How to prove the derivative of position is velocity and of velocity is acceleration? How has it been proven that the derivative of position is velocity and the derivative of velocity is acceleration? From Google searching, it seems that everyone just states it as fact without any proof behind it.
 A: If we define change in position as $\delta x$ and a change in time as $\delta t$, then we, know that the average velocity over that time is given by $$\frac{\delta x}{\delta t}.$$  But, we do not want to know the average velocity, so we want to find the instantaneous velocity.  In this case, we, by the definition of the derivative, want to take the limit as $\delta t\rightarrow0$.  So, we have as velocity $$\lim_{\delta t \to 0} \frac{\delta x}{\delta t}=x'(t)$$ as desired.  This isn't really a proof, per se, but it is a deeper explanation which perhaps you are seeking.  A similar explanation applies to acceleration.
A: Velocity is defined as the rate of change of displacement with respect to time, and acceleration is defined as the rate of change of velocity with respect to time.
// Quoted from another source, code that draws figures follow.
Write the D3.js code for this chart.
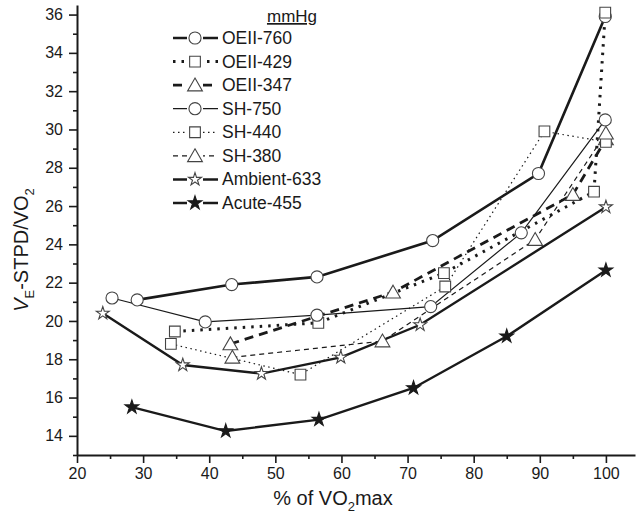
<!DOCTYPE html>
<html>
<head>
<meta charset="utf-8">
<script src="https://cdn.jsdelivr.net/npm/d3@7"></script>
<style>
  body { margin: 0; background: #fff; }
  svg { display: block; font-family: "Liberation Sans", Arial, sans-serif; }
</style>
</head>
<body>
<svg id="drawing_region"></svg>
<script>
// series data: [% of VO2max, VE-STPD/VO2]
const oeii760 = [[29.1, 21.1], [43.4, 21.9], [56.3, 22.3], [73.8, 24.2], [89.8, 27.7], [99.9, 35.9]];
const oeii429 = [[34.8, 19.45], [56.5, 19.9], [75.5, 22.5], [98.2, 26.75], [99.9, 36.1]];
const oeii347 = [[43.2, 18.8], [67.8, 21.5], [95.0, 26.6], [100, 29.5]];
const sh750 = [[25.3, 21.2], [39.4, 19.95], [56.3, 20.3], [73.5, 20.75], [87.2, 24.6], [99.9, 30.5]];
const sh440 = [[34.2, 18.8], [53.8, 17.2], [75.7, 21.8], [90.7, 29.9], [100, 29.35]];
const sh380 = [[43.5, 18.1], [66.2, 18.95], [89.3, 24.25], [100, 29.8]];
const ambient633 = [[23.9, 20.4], [36.0, 17.7], [47.9, 17.25], [59.9, 18.1], [71.9, 19.8], [100, 25.95]];
const acute455 = [[28.3, 15.5], [42.5, 14.25], [56.6, 14.85], [70.9, 16.5], [85.0, 19.2], [100, 22.65]];

const seriesNames = ['OEII-760', 'OEII-429', 'OEII-347', 'SH-750', 'SH-440', 'SH-380', 'Ambient-633', 'Acute-455'];
const xTicks = [20, 30, 40, 50, 60, 70, 80, 90, 100];
const yTicks = [14, 16, 18, 20, 22, 24, 26, 28, 30, 32, 34, 36];

const W = 636, H = 517;
const svg = d3.select('#drawing_region').attr('width', W).attr('height', H);

const x = d3.scaleLinear().domain([20, 104.4]).range([77, 635]);
const y = d3.scaleLinear().domain([13, 36.5]).range([455, 5]);

const ink = '#1a1a1a';
const mark = '#444';

// styles for each series
const styles = [
  { data: oeii760, width: 2.6, dash: null, sym: d3.symbolCircle, size: 115 },
  { data: oeii429, width: 3, dash: '2.5,6', sym: d3.symbolSquare, size: 115 },
  { data: oeii347, width: 2.8, dash: '9,6', sym: d3.symbolTriangle, size: 95 },
  { data: sh750, width: 1.2, dash: null, sym: d3.symbolCircle, size: 115 },
  { data: sh440, width: 1.2, dash: '1.5,3.5', sym: d3.symbolSquare, size: 115 },
  { data: sh380, width: 1.2, dash: '5,4', sym: d3.symbolTriangle, size: 95 },
  { data: ambient633, width: 2.4, dash: null, sym: d3.symbolStar, size: 52, fill: '#fff' },
  { data: acute455, width: 2.4, dash: null, sym: d3.symbolStar, size: 58, fill: ink }
];

// axes
const xAxis = d3.axisBottom(x).tickValues(xTicks).tickSize(8).tickPadding(5).tickSizeOuter(0);
const yAxis = d3.axisLeft(y).tickValues(yTicks).tickSize(8).tickPadding(6).tickSizeOuter(0);

// minor ticks
svg.append('g')
  .attr('transform', `translate(0, ${y(13)})`)
  .call(d3.axisBottom(x).tickValues(d3.range(25, 104, 10)).tickSize(4).tickFormat('').tickSizeOuter(0))
  .call(g => g.select('.domain').remove())
  .selectAll('line').attr('stroke', ink).attr('stroke-width', 1.6);
svg.append('g')
  .attr('transform', `translate(${x(20)}, 0)`)
  .call(d3.axisLeft(y).tickValues(d3.range(13, 36.1, 2)).tickSize(4).tickFormat('').tickSizeOuter(0))
  .call(g => g.select('.domain').remove())
  .selectAll('line').attr('stroke', ink).attr('stroke-width', 1.6);

const gx = svg.append('g')
  .attr('transform', `translate(0, ${y(13)})`)
  .call(xAxis);
const gy = svg.append('g')
  .attr('transform', `translate(${x(20)}, 0)`)
  .call(yAxis);

[gx, gy].forEach(g => {
  g.select('.domain').attr('stroke', ink).attr('stroke-width', 2);
  g.selectAll('.tick line').attr('stroke', ink).attr('stroke-width', 1.6);
  g.selectAll('.tick text').attr('fill', ink).style('font-size', '16px')
    .style('font-family', '"Liberation Sans", Arial, sans-serif');
});

// axis titles
const xt = svg.append('text')
  .attr('x', 333).attr('y', 505)
  .attr('text-anchor', 'middle')
  .attr('fill', ink)
  .style('font-size', '20px');
xt.append('tspan').text('% of VO');
xt.append('tspan').attr('dy', 6).style('font-size', '13px').text('2');
xt.append('tspan').attr('dy', -6).text('max');

const yt = svg.append('text')
  .attr('transform', 'translate(28, 250) rotate(-90)')
  .attr('text-anchor', 'middle')
  .attr('fill', ink)
  .style('font-size', '20px');
yt.append('tspan').style('font-style', 'italic').text('V');
yt.append('tspan').attr('dy', 6).style('font-size', '13px').text('E');
yt.append('tspan').attr('dy', -6).text('-STPD/VO');
yt.append('tspan').attr('dy', 6).style('font-size', '13px').text('2');

// lines
const line = d3.line().x(d => x(d[0])).y(d => y(d[1]));
const plot = svg.append('g');

styles.forEach(s => {
  plot.append('path')
    .datum(s.data)
    .attr('d', line)
    .attr('fill', 'none')
    .attr('stroke', ink)
    .attr('stroke-width', s.width)
    .attr('stroke-dasharray', s.dash);
});

// markers on top
styles.forEach(s => {
  const sym = d3.symbol().type(s.sym).size(s.size);
  plot.selectAll(null)
    .data(s.data)
    .join('path')
    .attr('transform', d => `translate(${x(d[0])}, ${y(d[1]) + (s.sym === d3.symbolTriangle ? 1.5 : 0)})`)
    .attr('d', sym)
    .attr('fill', s.fill || '#fff')
    .attr('stroke', s.fill === ink ? ink : mark)
    .attr('stroke-width', 1.1);
});

// legend
const legend = svg.append('g');
legend.append('text')
  .attr('x', 292).attr('y', 22)
  .attr('text-anchor', 'middle')
  .attr('fill', ink)
  .style('font-size', '17px')
  .style('text-decoration', 'underline')
  .text('mmHg');

const rowY = d3.scalePoint().domain(seriesNames).range([38, 203]);

seriesNames.forEach((name, i) => {
  const s = styles[i];
  const ly = rowY(name);
  const row = legend.append('g');
  row.append('line')
    .attr('x1', 173).attr('x2', 218)
    .attr('y1', ly).attr('y2', ly)
    .attr('stroke', ink)
    .attr('stroke-width', s.width)
    .attr('stroke-dasharray', s.dash);
  row.append('rect')
    .attr('x', 187).attr('y', ly - 7).attr('width', 16).attr('height', 14)
    .attr('fill', '#fff');
  row.append('path')
    .attr('transform', `translate(195, ${ly + (s.sym === d3.symbolTriangle ? 1.5 : 0)})`)
    .attr('d', d3.symbol().type(s.sym).size(s.size)())
    .attr('fill', s.fill || '#fff')
    .attr('stroke', s.fill === ink ? ink : mark)
    .attr('stroke-width', 1.1);
  row.append('text')
    .attr('x', 222).attr('y', ly + 6)
    .attr('fill', ink)
    .style('font-size', '17.5px')
    .text(name);
});
</script>
</body>
</html>
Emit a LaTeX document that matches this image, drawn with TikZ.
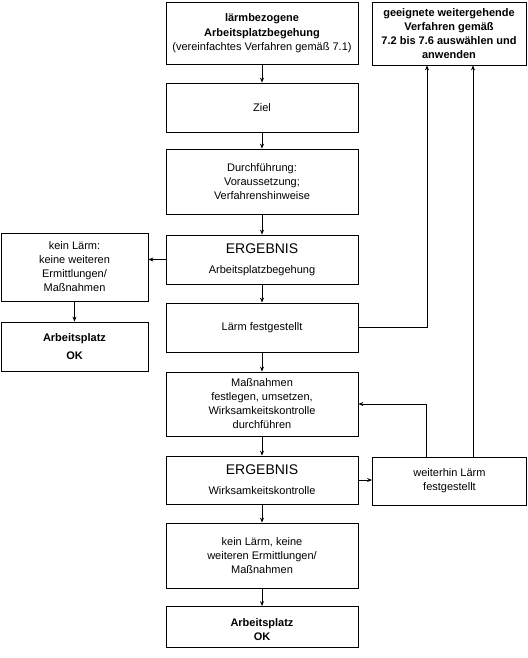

A: The derivative is the slope of the function. So if the function is $f(x)=5x-3$, then $f'(x)=5$, because the derivative is the slope of the function. Velocity is the change in position, so it's the slope of the position. Acceleration is the change in velocity, so it is the change in velocity. Since derivatives are about slope, that is how the derivative of position is velocity, and the derivative of velocity is acceleration. So if the position can be expressed with the function $f(x)=x^2 - 3x + 7$, then the derivative would be $f'(x)=2x-3$ since that is the slope of the function at any given point, and since it is the slope of the position function, it is velocity. Same for acceleration; $f"(x)=2$, which is the derivative of velocity, which makes it slope. The slope of velocity is acceleration. This is how the derivative of position is velocity and the derivative is position. 
NOTE: These functions are entirely hypothetical and were created on the spur of the moment.